Just days after ice brought down trees across roads, into homes and onto power lines - crews are on standby, prepared for round two of icy weather.

GREENSBORO, N.C. — Just days ago, ice brought down trees across roads, into homes, and onto power lines in many parts of the Triad. 

"I think the storm this past weekend...I think it took everybody by surprise - I know it did us. We knew that there was a chance of ice but we do really didn't think it was going to be that significant," said Scott Saintsing, owner of Outdoor Exposure, a tree service company. 

RELATED: TIMELINE: When will the ice storm move through the Triad?

Those in charge of clearing the tree damage and debris are ready for round two. Greensboro's Field Operations deputy director Chris Marriott says nearly a dozen crews start their shifts at midnight. 

"That will be tree crews to clear the roads and basically what we call 'cut and shove' - cut the trees up and shove them out of the way, to open up access for whoever needs it primarily emergency vehicles," he explained Wednesday. 

Dispatched as needed from the operations center on Patton Avenue, he says it could take a while to clear the tree damage near you when you or your neighbors report it. Here's why.
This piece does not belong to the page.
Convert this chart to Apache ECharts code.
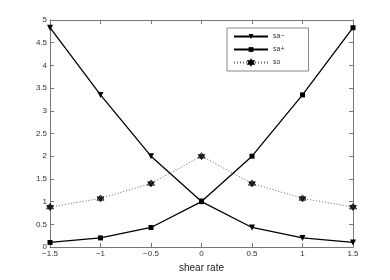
<!DOCTYPE html>
<html><head><meta charset="utf-8">
<script src="https://cdn.jsdelivr.net/npm/echarts@6/dist/echarts.min.js"></script>
<style>html,body{margin:0;padding:0;background:#fff}#c{width:390px;height:280px}</style>
</head><body><div id="c"></div>
<script>
const xValues = [-1.5, -1, -0.5, 0, 0.5, 1, 1.5];
const saMinus = [4.83, 3.35, 2.0, 1.0, 0.43, 0.2, 0.1];
const saPlus  = [0.1, 0.2, 0.43, 1.0, 2.0, 3.35, 4.83];
const so      = [0.88, 1.07, 1.4, 2.0, 1.4, 1.07, 0.88];
const seriesNames = ['sa\u2212', 'sa+', 'so'];
const xLabel = 'shear rate';

const hexagram = 'path://M0,-10L8.66,5L-8.66,5Z M0,-10L-8.66,5L8.66,5Z M0,10L-8.66,-5L8.66,-5Z';
const font = 'Liberation Sans, Arial, sans-serif';
const axisColor = '#777';
const pts = arr => xValues.map((x, i) => [x, arr[i]]);

const chart = echarts.init(document.getElementById('c'), null, {renderer: 'canvas'});
const baseX = {
  type: 'value', min: -1.5, max: 1.5, interval: 0.5,
  axisLine: {show: true, onZero: false, lineStyle: {color: axisColor, width: 1}},
  axisTick: {show: true, inside: true, length: 4, lineStyle: {color: axisColor}},
  splitLine: {show: false}
};
const baseY = {
  type: 'value', min: 0, max: 5, interval: 0.5,
  axisLine: {show: true, onZero: false, lineStyle: {color: axisColor, width: 1}},
  axisTick: {show: true, inside: true, length: 4, lineStyle: {color: axisColor}},
  splitLine: {show: false}
};
chart.setOption({
  animation: false,
  backgroundColor: '#fff',
  grid: {left: 50, right: 37, top: 20, bottom: 33, containLabel: false},
  xAxis: [
    Object.assign({}, baseX, {
      position: 'bottom',
      name: xLabel, nameLocation: 'middle', nameGap: 12,
      nameTextStyle: {fontFamily: font, fontSize: 10, color: '#222'},
      axisLabel: {fontFamily: font, fontSize: 8, color: '#333', margin: 3,
        formatter: v => String(v).replace('-', '\u2212')}
    }),
    Object.assign({}, baseX, {position: 'top', axisLabel: {show: false}})
  ],
  yAxis: [
    Object.assign({}, baseY, {
      position: 'left',
      axisLabel: {fontFamily: font, fontSize: 8, color: '#333', margin: 3}
    }),
    Object.assign({}, baseY, {position: 'right', axisLabel: {show: false}})
  ],
  legend: {
    orient: 'vertical', left: 227, top: 28,
    padding: [5, 24, 5, 6], itemGap: 6,
    itemWidth: 34, itemHeight: 6,
    backgroundColor: '#fff', borderColor: '#888', borderWidth: 1, borderRadius: 0,
    textStyle: {fontFamily: font, fontSize: 7, color: '#333'},
    data: seriesNames
  },
  series: [
    {name: seriesNames[0], type: 'line', data: pts(saMinus),
     symbol: 'triangle', symbolRotate: 180, symbolSize: 6,
     lineStyle: {color: '#000', width: 1.3}, itemStyle: {color: '#000'}},
    {name: seriesNames[1], type: 'line', data: pts(saPlus),
     symbol: 'rect', symbolSize: 5,
     lineStyle: {color: '#000', width: 1.3}, itemStyle: {color: '#000'}},
    {name: seriesNames[2], type: 'line', data: pts(so),
     symbol: hexagram, symbolSize: 7,
     lineStyle: {color: '#666', width: 1, type: [1, 2]},
     itemStyle: {color: '#222', borderColor: '#000', borderWidth: 0.5}}
  ]
});
</script></body></html>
"We're going to clear [other trees] out of the way on the way to that other call. So we may not necessarily get to them in the order that they come in," Marriott said.

He also told WFMY News 2 that clearing trees that have fallen on or near powerlines may be delayed because power crews will need to check if those lines are live, first.

"If that means we have to wait another 12 hours or six hours for Duke Energy to tell us it is safe, that's what we're going to have to do."

As a tree removal expert, Saintsing says, if you see damage in your yard, it's best not to tackle that right away.

"When the storms come through, and you're inside the house - you hear damage and you definitely know things are going on outside because you hear the limbs and trees popping and cracking," he said, "But you don't know the severity of it. So, I would stay inside the house and I would wait until the professional gets there."

He says, that's because it's hard to know exactly when it's safe.

"With ice, you don't know when it's over so to speak, when the limbs are going to stop falling and breaking and causing issues," Saintsing said. 

City crews also recommend just staying inside during and right after the storm. They're asking folks not get out onto the road and sightsee, only leave your house for emergency reasons.